At first glance, the exhibit inside Chicago’s Art Institute is a gallery full of identical black pictures lining the walls, but as viewers get closer they see the intricate black and white films which photographer Dawoud Bey used to recreate nights faced by runaway slaves in the 1800s.

Bey’s exhibit, named “Night Coming Tenderly, Black” after a line by Harlem Renaissance poet Langston Hughes, chronicles the journey of tens of thousands of slaves running toward freedom through photographs. The series focuses on the landscapes of Ohio and Lake Erie, the points that once symbolized freedom for slaves because they were the last obstacles before reaching Canada.

Each scene — images of old houses or moving waves — is in varying shades of monochrome black.  The images transport viewers to a recreated night in the 1800s. Bey’s work lets viewers look through the eyes of those fleeing toward a better life and brings the Underground Railroad into a modern context.

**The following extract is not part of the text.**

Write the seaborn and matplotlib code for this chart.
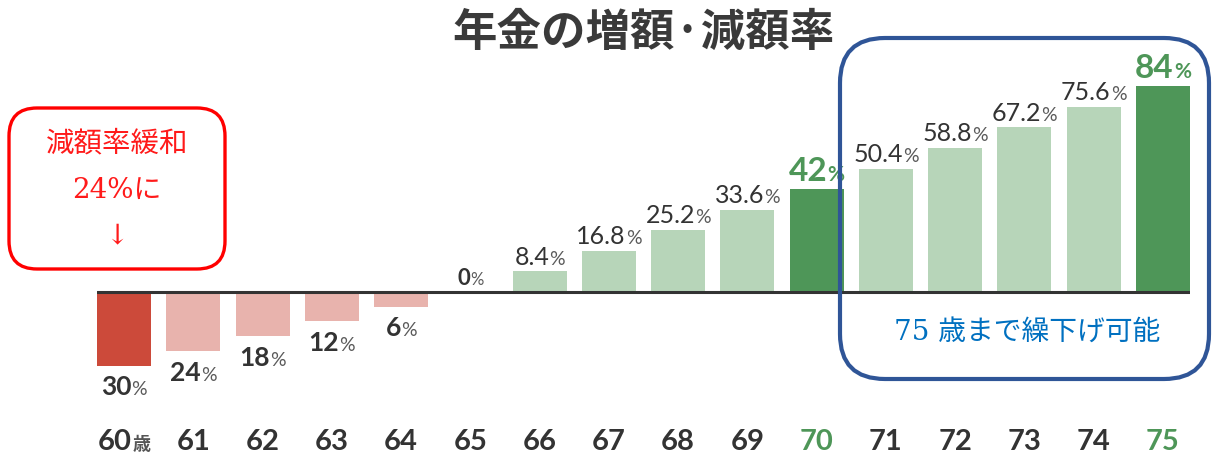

“I think it’s sort of interesting to think about how the people going through the Underground Railroad experienced it,” said student Zion Gifford, 18. “In school, we normally learn about the people running it and not a lot about the people going through it to find freedom from slavery.”

One point of Bey’s work that draws viewers in is the striking black composition. From far away, the piece looks like a solid color canvas, but as audiences become curious and get closer, they begin to see scenes rural Ohio that were hiding behind the low contrast of the photograph. The darkness forces the viewer to look at the image in a different light.

Ivan Esqueva, a 38-year-old architect, was drawn to the exhibit for its uniqueness and peculiarity.  He said he had never seen photographs like them before.

“I enjoyed how the ideas appear in these black empty canvases that in the end, they’re not empty,” said Esqueva. “There’s a lot of things going on but sometimes the lack of color lets us see things.”

While some were interested in the creativity of the concept, other viewers were struck by the emotions the photographs evoke and how Bey was able to portray historic moods and feelings from landscape portraits.

One photograph, for example, “Untitled #18,” shows a darkly lit winding stream with wild trees and shrubs and a house is hidden in the corner. The piece gives its viewer a similar sense of uncertainty to what slaves may have experienced when approaching homes that were meant to give them asylum.

“It’s very emotional,” said Janneal Gifford, 39. “The point that you’re feeling the darkness as people would try to move toward freedom through Ohio at night was really powerful.”

Viewers like Gifford were transported to the point in time when the underground railroad was a means of survival. Over 150 years later, they are forced to reckon with the inequality still present in this country.

“We still have a long way to go and some people are still fighting for their freedom,” Gifford said.